O governo sueco já indicou que primeiro-ministro, Ulf Kristersson, aceita o convite para se deslocar a Budapeste, mas não para negociar o que quer que seja, recordando que, na cimeira de Madrid de 2022, a Hungria deu o seu acordo de princípio à adesão da Suécia à Organização do Tratado do Atlântico Norte sem colocar reservas.

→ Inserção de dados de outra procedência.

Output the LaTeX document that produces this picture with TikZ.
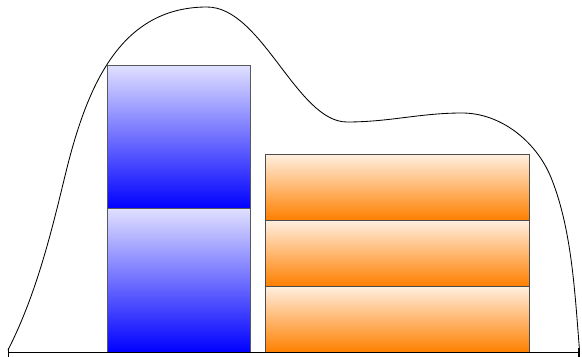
\documentclass[tikz,border=0pt]{standalone}
\usetikzlibrary{arrows.meta}
\begin{document}
\begin{tikzpicture}[x=0.05cm,y=-0.05cm,
  bluebox/.style={draw=black!65, line width=0.9pt, inner sep=0pt, outer sep=0pt,
    minimum width=7.15cm, minimum height=7.2cm, top color=blue!12, bottom color=blue},
  orangebox/.style={draw=black!70, line width=0.9pt, inner sep=0pt, outer sep=0pt,
    minimum width=13.2cm, minimum height=3.3cm, top color=orange!12, bottom color=orange},
  density/.style={line width=1.2pt, black},
  axisline/.style={line width=1.3pt, {Bar[width=13pt,line width=1.5pt]}-{Bar[width=13pt,line width=1.5pt]}}]
  \useasboundingbox (0,0) rectangle (582,357);

  % stacked blocks
  \node[bluebox] (b1) at (178.5,137) {};
  \node[bluebox] (b2) at (178.5,280.5) {};
  \node[orangebox] (o1) at (397,187) {};
  \node[orangebox] (o2) at (397,253) {};
  \node[orangebox] (o3) at (397,319) {};

  % envelope curve
  \draw[density] (8,350)
    .. controls (35,297) and (50,238) .. (64,180)
    .. controls (85,92) and (117,7) .. (207,7)
    .. controls (262,7) and (297,122) .. (347,122)
    .. controls (390,122) and (420,113) .. (462,113)
    .. controls (502,113) and (538,143) .. (552,180)
    .. controls (572,231) and (575,295) .. (579.5,350);

  % baseline
  \coordinate (l) at (8,352.5);
  \coordinate (r) at (579.5,352.5);
  \draw[axisline] (l) -- (r);
\end{tikzpicture}
\end{document}
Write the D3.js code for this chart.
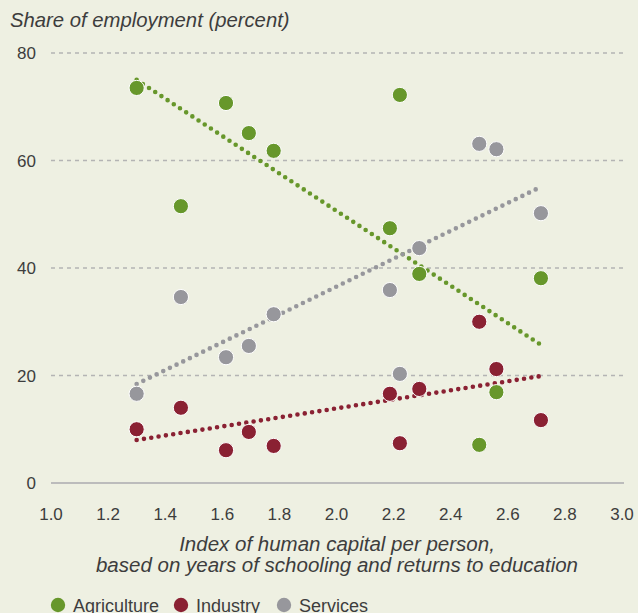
<!doctype html>
<html lang="en">
  <head>
    <meta charset="utf-8">
    <title>employment vs human capital</title>
    <style>
        body {
            margin: 0;
            background-color: #eef0e2;
        }
        text {
            font-family: "Liberation Sans", Arial, sans-serif;
            fill: #3d3d3d;
        }
        .grid line {
            stroke: #b4b4b4;
            stroke-width: 1.3;
            stroke-dasharray: 4, 4;
        }
        .trend {
            fill: none;
            stroke-width: 4.6;
            stroke-linecap: round;
            stroke-dasharray: 0, 7.4;
        }
        .dot {
            stroke: #ffffff;
            stroke-width: 1;
        }
    </style>
  </head>
  <body>
    <div id="graph"></div>
    <script src="https://d3js.org/d3.v7.min.js"></script>
    <script>
    // countries' human capital index (x) and employment shares by sector
    var hci         = [1.30, 1.455, 1.613, 1.693, 1.78, 2.187, 2.222, 2.29, 2.50, 2.56, 2.716];
    var agriculture = [73.5, 51.5, 70.7, 65.1, 61.8, 47.4, 72.2, 38.9, 7.1, 16.9, 38.1];
    var industry    = [10.0, 14.0, 6.1, 9.5, 6.9, 16.6, 7.4, 17.5, 30.0, 21.2, 11.7];
    var services    = [16.6, 34.6, 23.4, 25.5, 31.4, 35.9, 20.3, 43.7, 63.1, 62.1, 50.2];

    // fitted trend lines: [x0, y0, x1, y1]
    var agriTrend = [1.30, 75.0, 2.716, 25.7];
    var indTrend  = [1.30, 8.0, 2.716, 19.9];
    var servTrend = [1.30, 18.4, 2.716, 55.1];

    var xTicks = [1.0, 1.2, 1.4, 1.6, 1.8, 2.0, 2.2, 2.4, 2.6, 2.8, 3.0];
    var yTicks = [0, 20, 40, 60, 80];

    var seriesNames = ["Agriculture", "Industry", "Services"];
    var colors = ["#67972b", "#8a2133", "#97979c"];

    var width = 638, height = 613;
    var plotLeft = 51, plotRight = 622, plotTop = 53, plotBottom = 483;

    var svg = d3.select("#graph")
                .append("svg")
                .attr("width", width)
                .attr("height", height);

    var x = d3.scaleLinear().domain([1.0, 3.0]).range([plotLeft, plotRight]);
    var y = d3.scaleLinear().domain([0, 80]).range([plotBottom, plotTop]);

    // title
    svg.append("text")
        .attr("x", 10)
        .attr("y", 27)
        .style("font-size", "20.3px")
        .style("font-style", "italic")
        .text("Share of employment (percent)");

    // horizontal gridlines
    svg.append("g")
        .attr("class", "grid")
        .selectAll("line")
        .data(yTicks.filter(function(d) { return d > 0; }))
        .enter().append("line")
        .attr("x1", plotLeft)
        .attr("x2", plotRight + 2)
        .attr("y1", function(d) { return y(d); })
        .attr("y2", function(d) { return y(d); });

    // zero baseline
    svg.append("line")
        .attr("x1", plotLeft)
        .attr("x2", plotRight + 2)
        .attr("y1", y(0))
        .attr("y2", y(0))
        .attr("stroke", "#bcbcbc")
        .attr("stroke-width", 2);

    // y tick labels
    svg.selectAll(".ylab")
        .data(yTicks)
        .enter().append("text")
        .attr("class", "ylab")
        .attr("x", 36)
        .attr("y", function(d) { return y(d) + 6; })
        .attr("text-anchor", "end")
        .style("font-size", "17px")
        .text(function(d) { return d; });

    // x tick labels
    svg.selectAll(".xlab")
        .data(xTicks)
        .enter().append("text")
        .attr("class", "xlab")
        .attr("x", function(d) { return x(d); })
        .attr("y", 520)
        .attr("text-anchor", "middle")
        .style("font-size", "17px")
        .text(function(d) { return d.toFixed(1); });

    // x axis title
    var xTitle = svg.append("text")
        .attr("text-anchor", "middle")
        .style("font-size", "20.5px")
        .style("font-style", "italic");
    xTitle.append("tspan")
        .attr("x", 337).attr("y", 551)
        .text("Index of human capital per person,");
    xTitle.append("tspan")
        .attr("x", 337).attr("y", 572)
        .text("based on years of schooling and returns to education");

    // trend lines
    var trends = [agriTrend, indTrend, servTrend];
    svg.selectAll(".trend")
        .data(trends)
        .enter().append("line")
        .attr("class", "trend")
        .attr("x1", function(d) { return x(d[0]); })
        .attr("y1", function(d) { return y(d[1]); })
        .attr("x2", function(d) { return x(d[2]); })
        .attr("y2", function(d) { return y(d[3]); })
        .attr("stroke", function(d, i) { return colors[i]; });

    // scatter points
    var series = [agriculture, industry, services];
    series.forEach(function(vals, s) {
        svg.append("g")
            .selectAll("circle")
            .data(vals)
            .enter().append("circle")
            .attr("class", "dot")
            .attr("cx", function(d, i) { return x(hci[i]); })
            .attr("cy", function(d) { return y(d); })
            .attr("r", 7.6)
            .attr("fill", colors[s]);
    });

    // legend
    var legendX = [58, 181, 284];
    var legend = svg.selectAll(".legend")
        .data(seriesNames)
        .enter().append("g")
        .attr("class", "legend")
        .attr("transform", function(d, i) { return "translate(" + legendX[i] + ",605)"; });
    legend.append("circle")
        .attr("r", 7.2)
        .attr("fill", function(d, i) { return colors[i]; });
    legend.append("text")
        .attr("x", 15)
        .attr("y", 7)
        .style("font-size", "18px")
        .text(function(d) { return d; });
    </script>
  </body>
</html>
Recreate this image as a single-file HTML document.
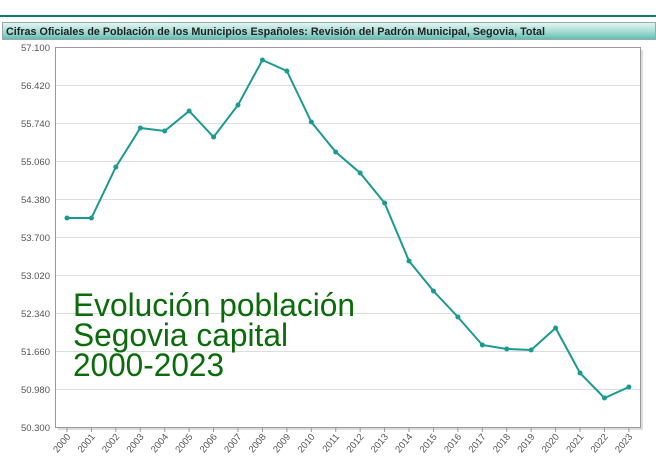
<!DOCTYPE html>
<html><head><meta charset="utf-8"><style>
body{margin:0;width:656px;height:469px;background:#fff;overflow:hidden;font-family:"Liberation Sans",sans-serif}
</style></head><body>
<svg width="656" height="469" xmlns="http://www.w3.org/2000/svg" style="position:absolute;left:0;top:0">
<defs><linearGradient id="g" x1="0" y1="0" x2="0" y2="1"><stop offset="0" stop-color="#e6f5f2"/><stop offset="0.5" stop-color="#a9ded6"/><stop offset="1" stop-color="#5fbcae"/></linearGradient></defs>
<rect x="0" y="15" width="656" height="2" fill="#0f7a6e"/>
<rect x="2.5" y="22.5" width="653" height="17" fill="url(#g)" stroke="#9aa" stroke-width="1"/>
<text x="6" y="35" font-size="11" font-weight="bold" fill="#222" textLength="539" lengthAdjust="spacingAndGlyphs">Cifras Oficiales de Población de los Municipios Españoles: Revisión del Padrón Municipal, Segovia, Total</text>
<rect x="58" y="50" width="585" height="380" fill="#ddd"/>
<rect x="55.5" y="47.5" width="585" height="380" fill="#fff" stroke="#999"/>
<g stroke="#ddd" stroke-width="1">
<line x1="56" x2="640" y1="85.5" y2="85.5"/><line x1="56" x2="640" y1="123.5" y2="123.5"/><line x1="56" x2="640" y1="161.5" y2="161.5"/><line x1="56" x2="640" y1="199.5" y2="199.5"/><line x1="56" x2="640" y1="237.5" y2="237.5"/><line x1="56" x2="640" y1="275.5" y2="275.5"/><line x1="56" x2="640" y1="313.5" y2="313.5"/><line x1="56" x2="640" y1="351.5" y2="351.5"/><line x1="56" x2="640" y1="389.5" y2="389.5"/>
</g>
<g font-size="9.5" fill="#555" text-anchor="end">
<text x="50" y="51">57.100</text><text x="50" y="89">56.420</text><text x="50" y="127">55.740</text><text x="50" y="165">55.060</text><text x="50" y="203">54.380</text><text x="50" y="241">53.700</text><text x="50" y="279">53.020</text><text x="50" y="317">52.340</text><text x="50" y="355">51.660</text><text x="50" y="393">50.980</text><text x="50" y="431">50.300</text>
</g>
<g id="xl" font-size="9.5" fill="#555" text-anchor="end"></g>
<g font-size="32" fill="#0b6b0b">
<text x="73" y="316" textLength="282" lengthAdjust="spacingAndGlyphs">Evolución población</text>
<text x="73" y="346" textLength="215" lengthAdjust="spacingAndGlyphs">Segovia capital</text>
<text x="73" y="376" textLength="151" lengthAdjust="spacingAndGlyphs">2000-2023</text>
</g>
<polyline id="ln" fill="none" stroke="#1a9a90" stroke-width="2" points=""/>
<g id="pts" fill="#1a9a90"></g>
</svg>
<script>
var ys=[218,218,167,128,131,111,137,105,60,71,122,152,173,203,261,291,317,345,349,350,328,373,398,387];
var p=[],pts='',xl='';
for(var i=0;i<24;i++){var x=67+i*24.43;p.push(x+','+ys[i]);pts+='<circle cx="'+x+'" cy="'+ys[i]+'" r="2.5"/>';
xl+='<text transform="translate('+(x+4)+',437) rotate(-50)">'+(2000+i)+'</text><line x1="'+x+'" x2="'+x+'" y1="428" y2="432" stroke="#999"/>';}
document.getElementById('ln').setAttribute('points',p.join(' '));
document.getElementById('pts').innerHTML=pts;
document.getElementById('xl').innerHTML=xl;
</script>
</body></html>
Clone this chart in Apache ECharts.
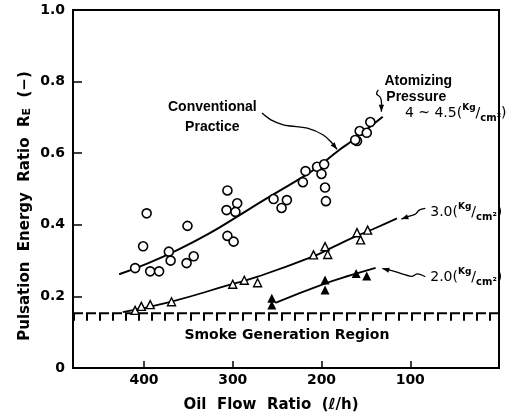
<!DOCTYPE html>
<html>
<head>
<meta charset="utf-8">
<script src="https://cdn.jsdelivr.net/npm/echarts@6/dist/echarts.min.js"></script>
<style>html,body{margin:0;padding:0;background:#fff}#c{width:506px;height:418px}</style>
</head>
<body>
<div id="c"></div>
<script>
// ---- data (x: oil flow ratio l/h, y: pulsation energy ratio) ----
const xTicks = [100, 200, 300, 400];
const yTicks = [0, 0.2, 0.4, 0.6, 0.8, 1.0];

// Conventional practice, 4~4.5 kg/cm2 (open circles)
const circlesX = [410, 397, 401, 393, 383, 372, 370, 351, 352, 344, 306, 307, 295, 297, 306, 299, 254, 239, 245, 221, 218, 205, 197, 200, 196, 195, 160, 162, 157, 149, 145];
const circlesY = [0.279, 0.432, 0.340, 0.270, 0.270, 0.325, 0.300, 0.397, 0.293, 0.312, 0.496, 0.441, 0.460, 0.436, 0.369, 0.353, 0.472, 0.469, 0.447, 0.519, 0.550, 0.562, 0.569, 0.542, 0.504, 0.466, 0.634, 0.637, 0.662, 0.657, 0.687];
const curve45X = [428, 400, 362, 325, 295, 265, 227, 209, 180, 167, 131];
const curve45Y = [0.262, 0.288, 0.330, 0.378, 0.423, 0.469, 0.525, 0.553, 0.609, 0.632, 0.702];

// 3.0 kg/cm2 (open triangles)
const tri30X = [410, 403, 393, 369, 300, 287, 272, 209, 196, 193, 160, 156, 148];
const tri30Y = [0.161, 0.172, 0.177, 0.185, 0.234, 0.245, 0.238, 0.316, 0.339, 0.317, 0.378, 0.358, 0.385];
const curve30X = [424, 370, 304, 272, 210, 186, 164, 141, 115];
const curve30Y = [0.156, 0.185, 0.232, 0.255, 0.311, 0.339, 0.365, 0.389, 0.418];

// 2.0 kg/cm2 (filled triangles)
const tri20X = [256, 256, 196, 196, 161, 149];
const tri20Y = [0.195, 0.176, 0.246, 0.218, 0.264, 0.257];
const curve20X = [252, 197, 166, 139];
const curve20Y = [0.182, 0.235, 0.260, 0.280];

// smoke generation limit
const smokeLevel = 0.153;
const xRange = [0, 480];

// annotation anchors (data units)
const arrowConv = [[267, 0.712], [257, 0.693], [243, 0.679], [235, 0.676], [216, 0.670], [198, 0.651], [188, 0.628], [182.5, 0.611]];
const arrowAtom = [[136, 0.777], [138, 0.766], [134, 0.757], [132.5, 0.745], [132.5, 0.716]];
const arrow30 = [[83, 0.446], [90, 0.441], [94, 0.430], [100, 0.425], [110, 0.416]];
const arrow20 = [[83, 0.255], [92, 0.263], [98, 0.256], [117, 0.269], [131.5, 0.278]];

const zip = (xs, ys) => xs.map((x, i) => [x, ys[i]]);

const FONT = '"DejaVu Sans", sans-serif';
const FONT2 = '"Liberation Sans", Arial, sans-serif';
const chart = echarts.init(document.getElementById('c'), null, {renderer: 'canvas'});

chart.setOption({
  animation: false,
  backgroundColor: '#fff',
  grid: {left: 73, right: 7, top: 10, bottom: 50, show: true, borderColor: '#000', borderWidth: 2},
  xAxis: {
    type: 'value', min: xRange[0], max: xRange[1], interval: 100, inverse: true,
    axisLine: {onZero: false, lineStyle: {color: '#000', width: 2}},
    axisTick: {inside: true, length: 7, lineStyle: {color: '#000', width: 1.5}, customValues: xTicks},
    axisLabel: {customValues: xTicks, color: '#000', fontFamily: FONT, fontWeight: 'bold', fontSize: 14, margin: 5},
    splitLine: {show: false}
  },
  yAxis: {
    type: 'value', min: 0, max: 1, interval: 0.2,
    axisLine: {onZero: false, lineStyle: {color: '#000', width: 2}},
    axisTick: {inside: true, length: 9, lineStyle: {color: '#000', width: 1.5}},
    axisLabel: {color: '#000', fontFamily: FONT, fontWeight: 'bold', fontSize: 14, margin: 8,
      formatter: v => v === 0 ? '0' : v.toFixed(1)},
    splitLine: {show: false}
  },
  series: [
    {type: 'line', data: [[xRange[1], smokeLevel], [xRange[0], smokeLevel]], symbol: 'none', silent: true,
      lineStyle: {color: '#000', width: 2, type: [10, 3]}, z: 1},
    {type: 'line', data: [[xRange[1], smokeLevel - 0.011], [xRange[0], smokeLevel - 0.011]], symbol: 'none', silent: true,
      lineStyle: {color: '#000', width: 7, type: [2, 11]}, z: 1},
    {type: 'line', data: zip(curve45X, curve45Y), smooth: true, symbol: 'none', lineStyle: {color: '#000', width: 2}, z: 2},
    {type: 'line', data: zip(curve30X, curve30Y), smooth: true, symbol: 'none', lineStyle: {color: '#000', width: 1.8}, z: 2},
    {type: 'line', data: zip(curve20X, curve20Y), smooth: true, symbol: 'none', lineStyle: {color: '#000', width: 1.8}, z: 2},
    {type: 'scatter', data: zip(circlesX, circlesY), symbol: 'circle', symbolSize: 9,
      itemStyle: {color: '#fff', borderColor: '#000', borderWidth: 1.6, opacity: 1}, z: 3},
    {type: 'scatter', data: zip(tri30X, tri30Y), symbol: 'triangle', symbolSize: 8,
      itemStyle: {color: '#fff', borderColor: '#000', borderWidth: 1.4, opacity: 1}, z: 3},
    {type: 'scatter', data: zip(tri20X, tri20Y), symbol: 'triangle', symbolSize: 9,
      itemStyle: {color: '#000', opacity: 1}, z: 3}
  ]
});

const toPx = p => chart.convertToPixel({gridIndex: 0}, p);

function arrowEls(pts) {
  const px = pts.map(toPx);
  const tip = px[px.length - 1], prev = px[px.length - 2];
  const dx = tip[0] - prev[0], dy = tip[1] - prev[1];
  const L = Math.hypot(dx, dy) || 1;
  const ux = dx / L, uy = dy / L;
  const len = 7, w = 2.6;
  const bx = tip[0] - ux * len, by = tip[1] - uy * len;
  return [
    {type: 'polyline', shape: {points: px, smooth: 0.35}, style: {stroke: '#000', lineWidth: 1.3, fill: null}, z: 10},
    {type: 'polygon', shape: {points: [tip, [bx - uy * w, by + ux * w], [bx + uy * w, by - ux * w]]}, style: {fill: '#000'}, z: 10}
  ];
}

function textAt(p, text, opts) {
  const q = toPx(p);
  return {type: 'text', x: q[0], y: q[1], z: 11,
    style: Object.assign({text: text, fill: '#000', font: 'bold 14px ' + FONT, align: 'left', verticalAlign: 'middle'}, opts || {})};
}

const unitRich = {
  a: {fontSize: 9, fontWeight: 'bold', fontFamily: FONT, verticalAlign: 'top', lineHeight: 20, fill: '#000'},
  b: {fontSize: 10, fontWeight: 'bold', fontFamily: FONT, verticalAlign: 'bottom', lineHeight: 16, fill: '#000'}
};

const els = [].concat(
  arrowEls(arrowConv), arrowEls(arrowAtom), arrowEls(arrow30), arrowEls(arrow20),
  [
    textAt([323, 0.702], 'Conventional\nPractice', {align: 'center', font: 'bold 14px ' + FONT2, lineHeight: 20}),
    textAt([129, 0.800], 'Atomizing', {font: 'bold 14px ' + FONT2}),
    textAt([127, 0.757], 'Pressure', {font: 'bold 14px ' + FONT2}),
    textAt([106, 0.712], '4 ~ 4.5({a|Kg}/{b|cm²})', {font: '14px ' + FONT, lineHeight: 20, rich: unitRich}),
    textAt([77.5, 0.436], '3.0({a|Kg}/{b|cm²})', {font: '14px ' + FONT, lineHeight: 20, rich: unitRich}),
    textAt([77.5, 0.254], '2.0({a|Kg}/{b|cm²})', {font: '14px ' + FONT, lineHeight: 20, rich: unitRich}),
    textAt([239, 0.092], 'Smoke Generation Region', {align: 'center', font: 'bold 14px ' + FONT}),
    {type: 'text', x: 271, y: 405, z: 11, style: {text: 'Oil  Flow  Ratio  (ℓ/h)', fill: '#000', font: 'bold 15px ' + FONT, align: 'center', verticalAlign: 'middle'}},
    {type: 'text', x: 25, y: 206, rotation: Math.PI / 2, z: 11,
      style: {text: 'Pulsation  Energy  Ratio  R{s|E}  (−)', fill: '#000', font: 'bold 15px ' + FONT, align: 'center', verticalAlign: 'middle',
        rich: {s: {fontSize: 11, fontWeight: 'bold', fontFamily: FONT, fill: '#000', verticalAlign: 'bottom', lineHeight: 16}}}}
  ]
);

chart.setOption({graphic: {elements: els}});
</script>
</body>
</html>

É uma incógnita quanto tempo demorará este bloqueio da Hungria, mas a pressão aumenta sobre Orbán, até porque agora o primeiro-ministro húngaro enfrenta a impaciência generalizada não de outros 26 Estados-membros, como sucede na UE, mas de 30 aliados, entre os quais os Estados Unidos, com Washington a enviar crescentes sinais de descontentamento, como sucedeu na sessão parlamentar da passada segunda-feira boicotada pelo Fidesz, ao recordar que Orbán "prometeu agir 'na primeira ocasião'" e defendendo que essa sessão era a oportunidade de o fazer.
Num evidente sinal de que a impaciência com Orbán já é transtlântica, o presidente da Comissão de Relações Exteriores do Senado norte-americano, o senador democrata Ben Cardin, classificou o primeiro-ministro húngaro como "o membro menos fiável da NATO" e defendeu mesmo que a administração de Joe Biden deveria ponderar sanções, sugerindo designadamente uma eventual exclusão deste país do Programa de Isenção de Vistos dos EUA, e é de prever que a pressão vá crescendo se Budapeste insistir em arrastar um processo que já vai longo.
A Suécia anunciou a sua candidatura à NATO em Maio de 2022, ao mesmo tempo da Finlândia, que foi admitida na organização em Abril passado.
Na sequência da invasão da Ucrânia pela Rússia, iniciada em 24 de Fevereiro de 2022, os dois países vizinhos romperam com décadas de neutralidade após a Segunda Guerra Mundial e a política de não-alinhamento militar desde o fim da Guerra Fria.